I lie in the middle, on my belly. Flicking lint balls with my forefinger.
“We can go out, you know. We can do something else. This isn’t a trap or anything,” you say. “You can stop any time you want.”
“No,” I flip around so I’m not driven to flick lint balls. Stare upward at the long strand of dusty cobweb floating supplely from the ceiling. “I can’t stop any time I want. But you can stop listening.” You sigh. Swing your feet down from the walls and roll into the middle of our futon. We cuddle together, our arms protecting each other. We huddle like thieves, like beggars. We huddle like lovers.
“No,” you say, “I can’t stop listening either.”
NAOE
Wind toss sting slash of snow, too soft a word for something this cold, this sharp. But I’m warm up in my belly with three cans of beer and salt lick taste the corners of my mouth. Ahhh, nothing like seaweed paste to make a body thirsty! I could sit here awhile, chase snow pellets with my eyes, but Chikishō! I’ve sat too long. Long enough already! And who will see me in this ditch? A ride won’t be offered if I’m not seen and which way should I choose to go? I could be going inside out for all I know, none of this natural instinct for direction. Kekkō, kekkō! At least my furoshiki is lighter now, I have that to thank. My life would be complete if I could smoke a cigarette. Twenty years between cigarettes is a little long. No matter! I’ll walk and walk and the wind will serenade me. I’ll walk and sing and laugh and shout. I’ll scrape my heel into the black ice on the highway and inscribe my name across this country.

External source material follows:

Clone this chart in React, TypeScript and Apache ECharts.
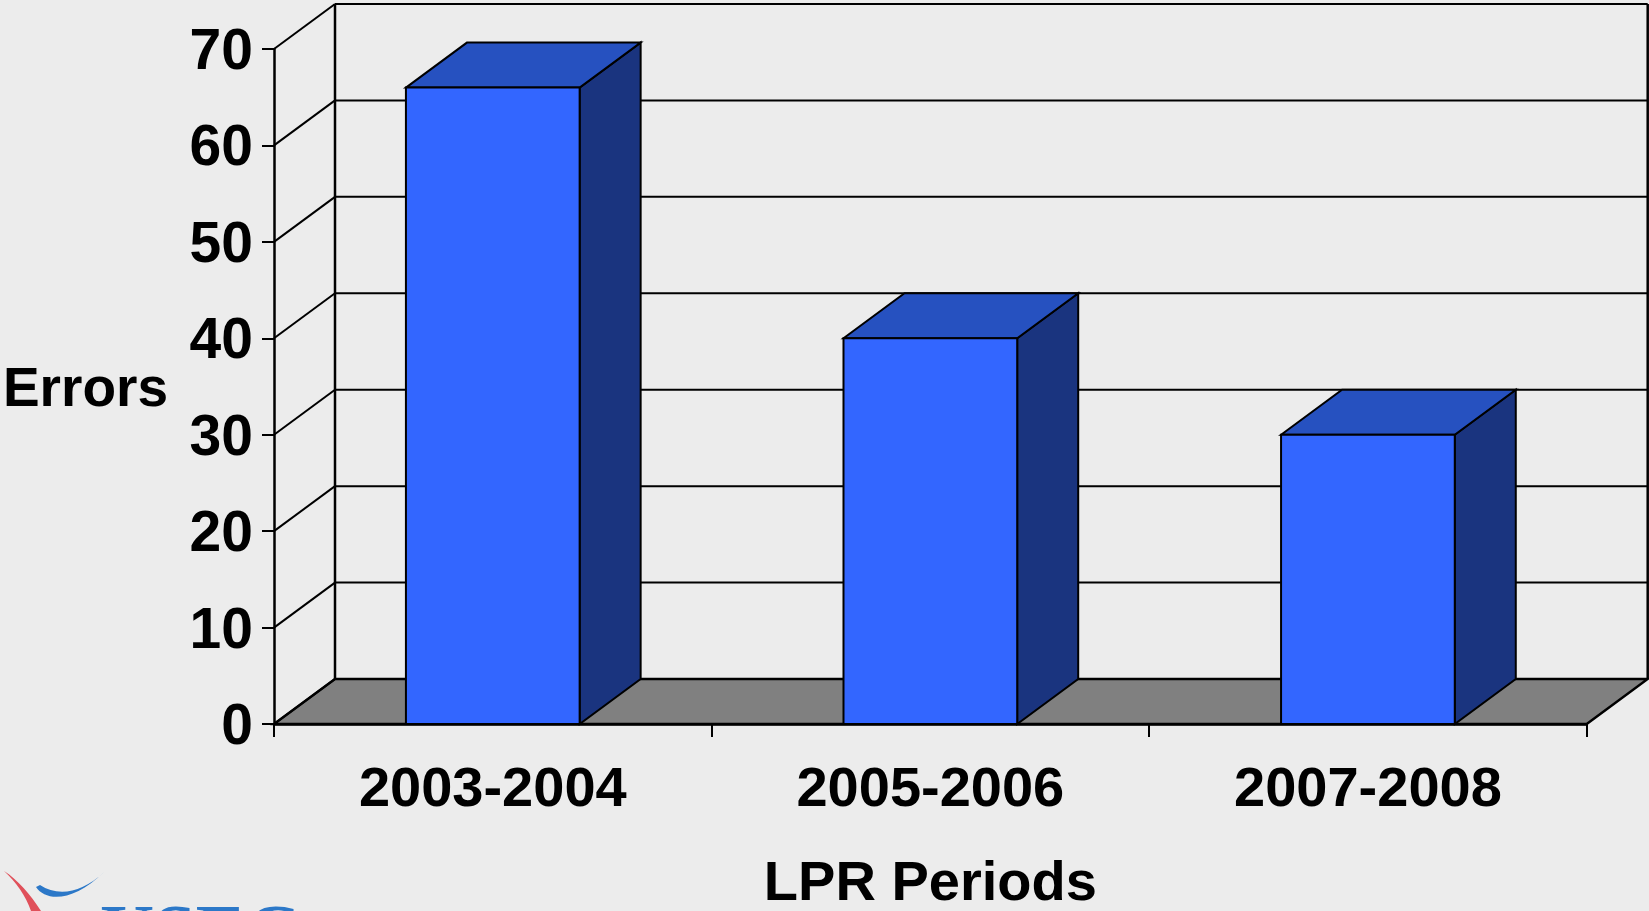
import React, { useEffect, useRef } from "react";
import * as echarts from "echarts";

const categories = ["2003-2004", "2005-2006", "2007-2008"];
const errors = [66, 40, 30];
const yTicks = [0, 10, 20, 30, 40, 50, 60, 70];
const xAxisTitle = "LPR Periods";
const yAxisTitle = "Errors";

const DX = 61;
const DY = 45;

echarts.graphic.registerShape(
  "usecRed",
  echarts.graphic.extendPath(
    "M 4 871 C 16 882 26 896 31 911 L 41 911 C 30 894 18 880 4 871 Z",
    {}
  )
);
echarts.graphic.registerShape(
  "usecBlue",
  echarts.graphic.extendPath(
    "M 36 887 C 46 902 74 902 104 872 C 82 893 58 897 40 885 Z",
    {}
  )
);

export default function App() {
  const ref = useRef<HTMLDivElement>(null);

  useEffect(() => {
    const chart = echarts.init(ref.current!, null, { renderer: "svg" });
    const black = "#000000";
    const font = "'Liberation Sans', Arial, sans-serif";

    const option: any = {
      animation: false,
      backgroundColor: "#ECECEC",
      grid: {
        left: 274,
        top: 49,
        width: 1312.7,
        height: 675,
        containLabel: false,
        outerBoundsMode: "none",
      },
      xAxis: {
        type: "category",
        data: categories,
        z: 10,
        axisLine: { show: true, lineStyle: { color: black, width: 2.5 } },
        axisTick: { show: true, length: 13, lineStyle: { color: black, width: 2 } },
        axisLabel: {
          color: black,
          fontSize: 56,
          fontWeight: "bold",
          fontFamily: font,
          margin: 34,
        },
        name: xAxisTitle,
        nameLocation: "middle",
        nameGap: 134,
        nameTextStyle: {
          color: black,
          fontSize: 56,
          fontWeight: "bold",
          fontFamily: font,
          lineHeight: 44,
        },
        splitLine: { show: false },
      },
      yAxis: {
        type: "value",
        min: 0,
        max: 70,
        interval: 10,
        z: 10,
        axisLine: { show: true, lineStyle: { color: black, width: 2.5 } },
        axisTick: { show: true, length: 12, lineStyle: { color: black, width: 2 } },
        axisLabel: {
          color: black,
          fontSize: 57,
          fontWeight: "bold",
          fontFamily: font,
          margin: 21,
        },
        splitLine: { show: false },
        name: yAxisTitle,
        nameLocation: "middle",
        nameRotate: 0,
        nameGap: 106,
        nameTextStyle: { color: black, fontSize: 55, fontWeight: "bold", fontFamily: font, align: "right" },
      },
      series: [
        {
          type: "custom",
          name: "floor",
          z: 1,
          silent: true,
          data: [[0, 0, 70]],
          encode: { x: 0, y: 1 },
          renderItem: (params: any, api: any) => {
            const cs = params.coordSys;
            const y0 = api.coord([0, api.value(1)])[1];
            const yT = api.coord([0, api.value(2)])[1];
            const x0 = cs.x;
            const x1 = cs.x + cs.width;
            return {
              type: "group",
              children: [
                {
                  type: "polygon",
                  shape: {
                    points: [
                      [x0, y0],
                      [x0 + DX, y0 - DY],
                      [x1 + DX, y0 - DY],
                      [x1, y0],
                    ],
                  },
                  style: { fill: "#808080", stroke: black, lineWidth: 2.5 },
                },
                {
                  type: "line",
                  shape: { x1: x0 + DX, y1: yT - DY, x2: x0 + DX, y2: y0 - DY },
                  style: { stroke: black, lineWidth: 2.5 },
                },
                {
                  type: "line",
                  shape: { x1: x1 + DX, y1: yT - DY, x2: x1 + DX, y2: y0 - DY },
                  style: { stroke: black, lineWidth: 2.5 },
                },
              ],
            };
          },
        },
        {
          type: "custom",
          name: "walls",
          z: 2,
          silent: true,
          data: yTicks.map((v) => [0, v]),
          encode: { x: 0, y: 1 },
          renderItem: (params: any, api: any) => {
            const cs = params.coordSys;
            const y = api.coord([0, api.value(1)])[1];
            const x0 = cs.x;
            const x1 = cs.x + cs.width;
            return {
              type: "group",
              children: [
                {
                  type: "line",
                  shape: { x1: x0, y1: y, x2: x0 + DX, y2: y - DY },
                  style: { stroke: black, lineWidth: 2 },
                },
                {
                  type: "line",
                  shape: { x1: x0 + DX, y1: y - DY, x2: x1 + DX, y2: y - DY },
                  style: { stroke: black, lineWidth: 2 },
                },
              ],
            };
          },
        },
        {
          type: "custom",
          name: "Errors",
          z: 3,
          data: errors.map((v, i) => [i, v]),
          encode: { x: 0, y: 1 },
          renderItem: (params: any, api: any) => {
            const top = api.coord([api.value(0), api.value(1)]);
            const base = api.coord([api.value(0), 0]);
            const bw = api.size([1, 0])[0] * 0.397;
            const xl = top[0] - bw / 2;
            const xr = top[0] + bw / 2;
            const yT = top[1];
            const yB = base[1];
            const st = { stroke: black, lineWidth: 2, lineJoin: "miter" };
            return {
              type: "group",
              children: [
                {
                  type: "polygon",
                  shape: {
                    points: [
                      [xr, yT],
                      [xr + DX, yT - DY],
                      [xr + DX, yB - DY],
                      [xr, yB],
                    ],
                  },
                  style: { ...st, fill: "#1A347F" },
                },
                {
                  type: "polygon",
                  shape: {
                    points: [
                      [xl, yT],
                      [xl + DX, yT - DY],
                      [xr + DX, yT - DY],
                      [xr, yT],
                    ],
                  },
                  style: { ...st, fill: "#2651C0" },
                },
                {
                  type: "rect",
                  shape: { x: xl, y: yT, width: bw, height: yB - yT },
                  style: { ...st, fill: "#3366FF" },
                },
              ],
            };
          },
        },
      ],
      graphic: [
        {
          type: "usecRed",
          x: 0,
          y: 0,
          silent: true,
          style: { fill: "#E0505A" },
        },
        {
          type: "usecBlue",
          x: 0,
          y: 0,
          silent: true,
          style: { fill: "#2C78C8" },
        },
        {
          type: "text",
          x: 100,
          y: 893,
          silent: true,
          style: {
            text: "USEC",
            fill: "#2C78C8",
            font: "bold 75px 'Liberation Serif', serif",
            textVerticalAlign: "top",
          },
        },
      ],
    };

    chart.setOption(option);
    return () => chart.dispose();
  }, []);

  return (
    <div
      ref={ref}
      style={{ position: "fixed", left: 0, top: 0, width: 1649, height: 911 }}
    />
  );
}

The woman trudged through the sting of ice crystals, leaning forward into the slice of the wind. Her hands were clasped behind her back and she walked with the slow steady pace of someone who plans to walk for a long time. Now and again, a semitrailer roared by in a swirl of dust and snow, buffeting her slender bod
y. They either did not see her or chose not to. But she walked on, the snow squeaking beneath her boots, the wind howling about her ears. Beer, warm in her belly. The distance she travelled was meaningless in the vortex of ice and sound. She only set one foot in front of the other. Thought nothing of where, but turned outward her momentum to keep her surface warm. Steam rose from her body and billowed in a cloud around her. A pick-up truck caught her haunting figure in the glare of its high beams and braked slowly, slowly, red tail lights blinking, on the slick surface of the highway. It finally came to stop fifty yards ahead of her, and she jogged forward at the same time the truck started backing up. When she reached the cab of the truck, the door swung outward in a sweet scent of tobacco and horse sweat.
“Git’in, miss!”
Miss, no less! Ara ma ha! ha! ha!
“Musta froze right thru yer sense, walkin’ ‘bout on a night like this. Worryin’ yer folks ‘n such. T’aint my bizness, jist say so.”
Mattaku! Konnani akarui hito to au no wa hisashiburi da ne!
“Froze thru ta yer tongue I reckon. No need ta talk I ain’t no stranger ta silence, jist feelin’ a bit chatty, bin drivin’ nonstop fer a good stretch ‘n need ta loosen my tongue a whiles not that I’m ulwez this way but I figger y’all walkin’ by yerself might need ta be hearin’ a friendly voice. Sher, everybudy gits caught up with loneliness ‘n everybudy’s got some sad tale hangin’ ‘roun ther sleeves but I figger ther’s ulwez a loada sadness but that ulwez makes ya feel ixtra special when somethin’ good comes by yer way ‘n I guess I could offer ya smoke or somethin’, ya born in Japan?”
“Yes and yes.”
“I figger ya had the looka Japanese, ‘n knew yer lookin’ fer a butt, soon as ya got in the cab snuffin’ up the smoke, here, have one.”